> **Entries**
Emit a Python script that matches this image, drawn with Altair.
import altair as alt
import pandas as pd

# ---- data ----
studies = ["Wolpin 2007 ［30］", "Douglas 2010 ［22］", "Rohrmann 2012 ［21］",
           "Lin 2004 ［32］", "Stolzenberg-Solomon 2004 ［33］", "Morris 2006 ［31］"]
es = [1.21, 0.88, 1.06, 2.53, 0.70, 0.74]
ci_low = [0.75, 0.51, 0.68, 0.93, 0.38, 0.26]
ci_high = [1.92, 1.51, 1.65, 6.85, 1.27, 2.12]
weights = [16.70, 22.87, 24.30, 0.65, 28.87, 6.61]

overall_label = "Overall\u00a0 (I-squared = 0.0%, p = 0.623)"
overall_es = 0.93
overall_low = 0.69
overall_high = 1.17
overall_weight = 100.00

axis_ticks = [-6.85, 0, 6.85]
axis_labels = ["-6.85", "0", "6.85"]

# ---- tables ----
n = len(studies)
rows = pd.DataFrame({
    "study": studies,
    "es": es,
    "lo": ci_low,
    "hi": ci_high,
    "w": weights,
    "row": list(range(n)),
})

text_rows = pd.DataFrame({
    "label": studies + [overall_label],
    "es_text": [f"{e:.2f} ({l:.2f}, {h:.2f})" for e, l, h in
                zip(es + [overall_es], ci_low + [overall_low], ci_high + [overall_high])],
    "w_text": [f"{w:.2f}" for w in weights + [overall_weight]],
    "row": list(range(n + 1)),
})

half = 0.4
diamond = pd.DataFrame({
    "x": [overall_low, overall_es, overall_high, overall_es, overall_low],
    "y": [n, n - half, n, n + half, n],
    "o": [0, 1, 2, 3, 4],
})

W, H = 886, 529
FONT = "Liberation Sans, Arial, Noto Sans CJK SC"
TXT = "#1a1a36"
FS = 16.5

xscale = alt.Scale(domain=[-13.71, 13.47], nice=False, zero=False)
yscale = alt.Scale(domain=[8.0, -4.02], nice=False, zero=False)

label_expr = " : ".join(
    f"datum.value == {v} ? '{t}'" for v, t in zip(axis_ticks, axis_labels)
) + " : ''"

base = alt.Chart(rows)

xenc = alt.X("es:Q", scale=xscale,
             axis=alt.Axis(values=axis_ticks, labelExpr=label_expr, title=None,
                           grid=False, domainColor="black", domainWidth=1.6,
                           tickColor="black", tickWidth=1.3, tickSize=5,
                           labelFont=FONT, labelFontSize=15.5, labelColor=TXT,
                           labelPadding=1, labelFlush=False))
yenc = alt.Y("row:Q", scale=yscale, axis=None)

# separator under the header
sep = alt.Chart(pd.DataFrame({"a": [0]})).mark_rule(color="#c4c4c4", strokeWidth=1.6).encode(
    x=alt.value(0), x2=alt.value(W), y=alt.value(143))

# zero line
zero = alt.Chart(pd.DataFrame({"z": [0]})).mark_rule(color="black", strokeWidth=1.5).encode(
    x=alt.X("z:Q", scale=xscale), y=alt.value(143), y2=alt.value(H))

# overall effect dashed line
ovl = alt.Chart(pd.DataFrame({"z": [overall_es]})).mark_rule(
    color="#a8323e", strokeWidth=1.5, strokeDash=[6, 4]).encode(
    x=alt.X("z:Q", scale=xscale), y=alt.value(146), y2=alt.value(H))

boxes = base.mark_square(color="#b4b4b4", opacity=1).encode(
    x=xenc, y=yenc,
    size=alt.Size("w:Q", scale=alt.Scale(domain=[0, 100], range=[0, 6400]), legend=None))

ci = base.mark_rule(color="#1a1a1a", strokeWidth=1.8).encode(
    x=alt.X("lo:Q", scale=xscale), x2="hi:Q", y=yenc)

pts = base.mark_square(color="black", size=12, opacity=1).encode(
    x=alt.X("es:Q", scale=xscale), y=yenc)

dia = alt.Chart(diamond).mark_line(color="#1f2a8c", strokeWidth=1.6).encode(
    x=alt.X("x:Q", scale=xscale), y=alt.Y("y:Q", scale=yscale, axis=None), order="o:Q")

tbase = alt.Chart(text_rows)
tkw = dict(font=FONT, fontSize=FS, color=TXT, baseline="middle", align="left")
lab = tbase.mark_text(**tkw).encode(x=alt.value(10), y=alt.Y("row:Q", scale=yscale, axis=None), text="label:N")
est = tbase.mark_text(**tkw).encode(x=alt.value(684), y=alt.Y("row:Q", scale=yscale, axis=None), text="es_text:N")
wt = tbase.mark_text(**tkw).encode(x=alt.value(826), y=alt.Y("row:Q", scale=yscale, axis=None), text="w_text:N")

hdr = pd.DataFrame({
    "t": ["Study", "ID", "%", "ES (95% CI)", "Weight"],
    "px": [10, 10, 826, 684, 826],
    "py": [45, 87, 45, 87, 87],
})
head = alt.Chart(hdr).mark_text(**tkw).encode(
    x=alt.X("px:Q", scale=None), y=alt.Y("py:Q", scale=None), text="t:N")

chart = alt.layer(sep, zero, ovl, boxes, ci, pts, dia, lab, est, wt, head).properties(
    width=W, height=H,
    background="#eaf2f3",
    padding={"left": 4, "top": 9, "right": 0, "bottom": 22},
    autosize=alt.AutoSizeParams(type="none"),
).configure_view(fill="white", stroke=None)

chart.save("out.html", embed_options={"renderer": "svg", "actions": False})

...

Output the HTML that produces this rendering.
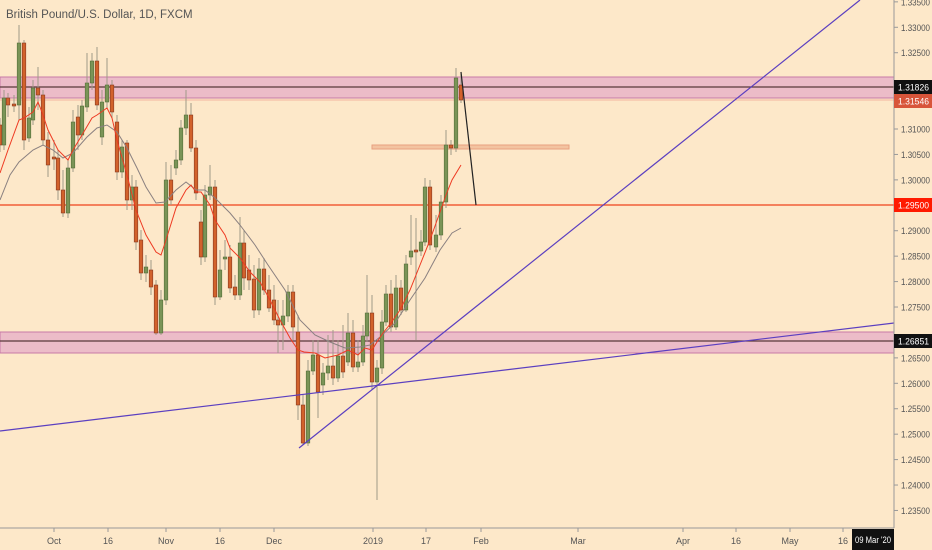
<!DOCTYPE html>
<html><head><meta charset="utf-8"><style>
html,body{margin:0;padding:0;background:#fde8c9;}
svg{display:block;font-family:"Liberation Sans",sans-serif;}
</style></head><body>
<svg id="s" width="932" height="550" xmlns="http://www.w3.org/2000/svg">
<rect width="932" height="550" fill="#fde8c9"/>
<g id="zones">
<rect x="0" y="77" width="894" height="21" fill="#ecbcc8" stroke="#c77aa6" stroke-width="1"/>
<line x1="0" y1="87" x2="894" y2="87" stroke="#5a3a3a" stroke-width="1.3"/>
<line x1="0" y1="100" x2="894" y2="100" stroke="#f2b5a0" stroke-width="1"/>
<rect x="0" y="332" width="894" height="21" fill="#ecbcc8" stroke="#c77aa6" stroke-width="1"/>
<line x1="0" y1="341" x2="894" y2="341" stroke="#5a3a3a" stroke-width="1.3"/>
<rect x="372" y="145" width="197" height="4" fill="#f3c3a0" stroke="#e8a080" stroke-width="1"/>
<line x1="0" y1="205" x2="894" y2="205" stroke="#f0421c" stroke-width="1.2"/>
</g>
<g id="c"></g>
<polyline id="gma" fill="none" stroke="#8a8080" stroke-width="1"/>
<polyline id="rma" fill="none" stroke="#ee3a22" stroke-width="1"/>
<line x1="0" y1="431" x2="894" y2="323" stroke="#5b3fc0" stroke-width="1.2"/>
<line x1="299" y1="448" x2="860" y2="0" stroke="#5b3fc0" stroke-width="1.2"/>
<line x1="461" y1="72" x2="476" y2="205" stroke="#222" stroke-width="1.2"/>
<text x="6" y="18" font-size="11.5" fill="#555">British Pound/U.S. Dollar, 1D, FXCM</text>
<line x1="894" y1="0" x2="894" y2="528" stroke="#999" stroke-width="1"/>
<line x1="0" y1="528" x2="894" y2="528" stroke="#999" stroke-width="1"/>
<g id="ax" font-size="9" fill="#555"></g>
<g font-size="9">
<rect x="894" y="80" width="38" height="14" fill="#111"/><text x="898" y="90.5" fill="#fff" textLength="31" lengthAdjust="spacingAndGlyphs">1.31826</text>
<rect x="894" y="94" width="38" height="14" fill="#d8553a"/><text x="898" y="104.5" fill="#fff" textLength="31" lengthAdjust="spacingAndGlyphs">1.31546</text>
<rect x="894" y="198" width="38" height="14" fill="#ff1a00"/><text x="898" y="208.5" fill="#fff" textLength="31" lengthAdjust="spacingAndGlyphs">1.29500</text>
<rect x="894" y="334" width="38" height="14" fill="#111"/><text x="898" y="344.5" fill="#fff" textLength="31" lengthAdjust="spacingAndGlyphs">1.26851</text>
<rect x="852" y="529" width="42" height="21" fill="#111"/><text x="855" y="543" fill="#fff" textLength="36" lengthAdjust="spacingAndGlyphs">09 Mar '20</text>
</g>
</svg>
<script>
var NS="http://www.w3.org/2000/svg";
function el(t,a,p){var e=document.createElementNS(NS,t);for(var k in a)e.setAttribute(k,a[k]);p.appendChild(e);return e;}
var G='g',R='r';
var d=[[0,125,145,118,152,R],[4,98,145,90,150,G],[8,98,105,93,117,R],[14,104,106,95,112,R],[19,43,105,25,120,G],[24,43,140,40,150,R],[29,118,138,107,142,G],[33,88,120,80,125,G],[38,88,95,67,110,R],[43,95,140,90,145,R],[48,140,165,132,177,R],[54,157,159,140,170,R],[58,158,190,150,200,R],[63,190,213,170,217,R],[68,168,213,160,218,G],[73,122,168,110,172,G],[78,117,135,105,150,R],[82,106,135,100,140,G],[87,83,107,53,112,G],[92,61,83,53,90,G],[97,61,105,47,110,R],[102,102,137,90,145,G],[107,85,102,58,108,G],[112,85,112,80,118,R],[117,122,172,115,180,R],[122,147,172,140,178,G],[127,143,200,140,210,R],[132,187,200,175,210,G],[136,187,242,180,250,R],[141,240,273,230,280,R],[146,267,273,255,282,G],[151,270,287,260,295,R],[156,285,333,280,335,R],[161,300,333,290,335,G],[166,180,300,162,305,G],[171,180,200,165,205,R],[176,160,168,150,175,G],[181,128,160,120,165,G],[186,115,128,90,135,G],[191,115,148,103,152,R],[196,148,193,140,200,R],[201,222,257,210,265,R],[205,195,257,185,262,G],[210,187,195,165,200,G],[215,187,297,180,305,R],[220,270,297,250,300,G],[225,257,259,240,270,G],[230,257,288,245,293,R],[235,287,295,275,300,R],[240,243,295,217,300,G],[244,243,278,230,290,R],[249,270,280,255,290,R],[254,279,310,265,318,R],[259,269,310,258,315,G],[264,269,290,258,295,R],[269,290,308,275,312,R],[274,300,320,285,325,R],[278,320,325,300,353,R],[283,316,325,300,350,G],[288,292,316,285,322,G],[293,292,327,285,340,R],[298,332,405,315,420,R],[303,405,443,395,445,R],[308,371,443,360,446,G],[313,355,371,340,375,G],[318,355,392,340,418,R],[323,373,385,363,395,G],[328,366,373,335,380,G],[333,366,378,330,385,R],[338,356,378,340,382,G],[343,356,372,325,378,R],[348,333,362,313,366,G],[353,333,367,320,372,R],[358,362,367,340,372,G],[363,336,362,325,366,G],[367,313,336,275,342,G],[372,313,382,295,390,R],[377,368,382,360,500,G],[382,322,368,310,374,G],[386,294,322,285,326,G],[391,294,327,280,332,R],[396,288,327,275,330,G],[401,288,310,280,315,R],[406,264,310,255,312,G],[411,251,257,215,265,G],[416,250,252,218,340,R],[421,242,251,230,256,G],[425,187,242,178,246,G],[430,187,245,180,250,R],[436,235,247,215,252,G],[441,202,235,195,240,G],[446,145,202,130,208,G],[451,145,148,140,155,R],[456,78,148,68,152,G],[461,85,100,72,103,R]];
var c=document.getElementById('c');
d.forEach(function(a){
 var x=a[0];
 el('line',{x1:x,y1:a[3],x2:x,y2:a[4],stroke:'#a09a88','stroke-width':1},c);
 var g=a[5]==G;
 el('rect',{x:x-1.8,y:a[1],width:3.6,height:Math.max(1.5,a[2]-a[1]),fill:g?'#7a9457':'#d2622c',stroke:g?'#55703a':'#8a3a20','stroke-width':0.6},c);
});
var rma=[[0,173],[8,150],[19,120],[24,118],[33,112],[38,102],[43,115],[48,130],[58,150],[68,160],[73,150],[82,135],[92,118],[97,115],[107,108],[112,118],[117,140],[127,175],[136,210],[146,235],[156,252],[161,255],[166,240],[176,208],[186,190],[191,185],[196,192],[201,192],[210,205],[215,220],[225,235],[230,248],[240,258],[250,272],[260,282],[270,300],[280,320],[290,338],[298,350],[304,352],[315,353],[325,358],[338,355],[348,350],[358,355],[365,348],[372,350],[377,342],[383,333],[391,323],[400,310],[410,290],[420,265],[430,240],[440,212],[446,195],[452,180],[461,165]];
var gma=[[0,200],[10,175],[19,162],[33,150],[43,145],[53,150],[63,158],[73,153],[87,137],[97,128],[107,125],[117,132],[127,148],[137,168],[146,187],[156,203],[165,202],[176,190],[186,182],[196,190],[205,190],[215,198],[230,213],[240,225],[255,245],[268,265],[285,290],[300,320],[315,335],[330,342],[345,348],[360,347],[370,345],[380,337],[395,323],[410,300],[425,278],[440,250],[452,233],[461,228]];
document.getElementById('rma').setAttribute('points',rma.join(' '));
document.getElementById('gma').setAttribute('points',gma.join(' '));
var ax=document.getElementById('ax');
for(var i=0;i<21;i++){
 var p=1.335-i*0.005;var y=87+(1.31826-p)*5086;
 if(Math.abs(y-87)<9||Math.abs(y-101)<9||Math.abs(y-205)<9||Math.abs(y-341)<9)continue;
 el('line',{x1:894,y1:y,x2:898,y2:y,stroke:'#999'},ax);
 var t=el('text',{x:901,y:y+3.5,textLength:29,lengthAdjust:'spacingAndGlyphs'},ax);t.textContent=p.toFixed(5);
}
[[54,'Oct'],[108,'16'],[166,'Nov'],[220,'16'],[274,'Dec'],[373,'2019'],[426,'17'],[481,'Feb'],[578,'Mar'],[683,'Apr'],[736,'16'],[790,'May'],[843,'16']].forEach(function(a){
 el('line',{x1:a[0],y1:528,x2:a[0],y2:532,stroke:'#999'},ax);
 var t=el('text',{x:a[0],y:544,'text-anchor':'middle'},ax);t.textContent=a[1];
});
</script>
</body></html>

--

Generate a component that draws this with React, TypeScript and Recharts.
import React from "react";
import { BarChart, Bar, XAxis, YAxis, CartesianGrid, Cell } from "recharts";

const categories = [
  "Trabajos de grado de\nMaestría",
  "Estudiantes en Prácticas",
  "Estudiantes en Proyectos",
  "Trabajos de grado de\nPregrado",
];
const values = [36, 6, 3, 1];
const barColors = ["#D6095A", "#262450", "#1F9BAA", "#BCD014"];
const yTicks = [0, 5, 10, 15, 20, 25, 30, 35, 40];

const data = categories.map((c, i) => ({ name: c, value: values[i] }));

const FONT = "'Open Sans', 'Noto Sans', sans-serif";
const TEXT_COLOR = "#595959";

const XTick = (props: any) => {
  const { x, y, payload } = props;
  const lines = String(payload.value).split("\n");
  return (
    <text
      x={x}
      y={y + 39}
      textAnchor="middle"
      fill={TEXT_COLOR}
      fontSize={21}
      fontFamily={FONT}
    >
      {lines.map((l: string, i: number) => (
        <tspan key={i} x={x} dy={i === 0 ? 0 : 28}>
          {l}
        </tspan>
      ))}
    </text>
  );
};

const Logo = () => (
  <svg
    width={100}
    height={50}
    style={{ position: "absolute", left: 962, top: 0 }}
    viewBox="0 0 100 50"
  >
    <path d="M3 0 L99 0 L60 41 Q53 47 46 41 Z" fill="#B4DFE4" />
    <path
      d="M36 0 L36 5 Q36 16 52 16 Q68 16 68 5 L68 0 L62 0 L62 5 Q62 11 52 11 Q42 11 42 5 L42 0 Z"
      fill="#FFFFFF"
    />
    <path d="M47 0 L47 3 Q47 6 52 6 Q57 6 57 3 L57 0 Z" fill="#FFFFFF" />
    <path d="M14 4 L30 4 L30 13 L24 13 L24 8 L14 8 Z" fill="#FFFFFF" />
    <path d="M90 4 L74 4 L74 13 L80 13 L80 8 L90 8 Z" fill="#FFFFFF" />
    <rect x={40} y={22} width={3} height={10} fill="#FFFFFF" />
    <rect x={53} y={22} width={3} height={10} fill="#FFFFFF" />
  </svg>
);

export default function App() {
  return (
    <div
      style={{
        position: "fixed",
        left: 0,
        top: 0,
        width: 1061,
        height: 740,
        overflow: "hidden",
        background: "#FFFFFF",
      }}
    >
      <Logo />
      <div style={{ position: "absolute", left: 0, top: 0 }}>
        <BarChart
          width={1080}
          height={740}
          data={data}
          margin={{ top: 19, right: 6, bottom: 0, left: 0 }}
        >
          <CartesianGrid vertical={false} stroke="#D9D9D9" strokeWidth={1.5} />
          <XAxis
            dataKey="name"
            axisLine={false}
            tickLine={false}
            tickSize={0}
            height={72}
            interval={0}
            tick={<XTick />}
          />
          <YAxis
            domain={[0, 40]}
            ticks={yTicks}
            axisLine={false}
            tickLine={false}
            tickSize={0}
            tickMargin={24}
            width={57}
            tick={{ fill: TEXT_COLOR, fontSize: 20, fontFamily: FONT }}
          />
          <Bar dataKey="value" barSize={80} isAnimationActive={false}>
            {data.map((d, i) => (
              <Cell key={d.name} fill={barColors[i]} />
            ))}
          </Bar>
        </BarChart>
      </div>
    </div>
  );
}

> **Given exercise**
Repeat the entries above verbatim, but only from the line that has "Emit a Python" down to the line that has "weights = [16.70, 22.87, 24.30, 0.65, 28.87, 6.61]", inclusive.

> **Exercise response**
Emit a Python script that matches this image, drawn with Altair.
import altair as alt
import pandas as pd

# ---- data ----
studies = ["Wolpin 2007 ［30］", "Douglas 2010 ［22］", "Rohrmann 2012 ［21］",
           "Lin 2004 ［32］", "Stolzenberg-Solomon 2004 ［33］", "Morris 2006 ［31］"]
es = [1.21, 0.88, 1.06, 2.53, 0.70, 0.74]
ci_low = [0.75, 0.51, 0.68, 0.93, 0.38, 0.26]
ci_high = [1.92, 1.51, 1.65, 6.85, 1.27, 2.12]
weights = [16.70, 22.87, 24.30, 0.65, 28.87, 6.61]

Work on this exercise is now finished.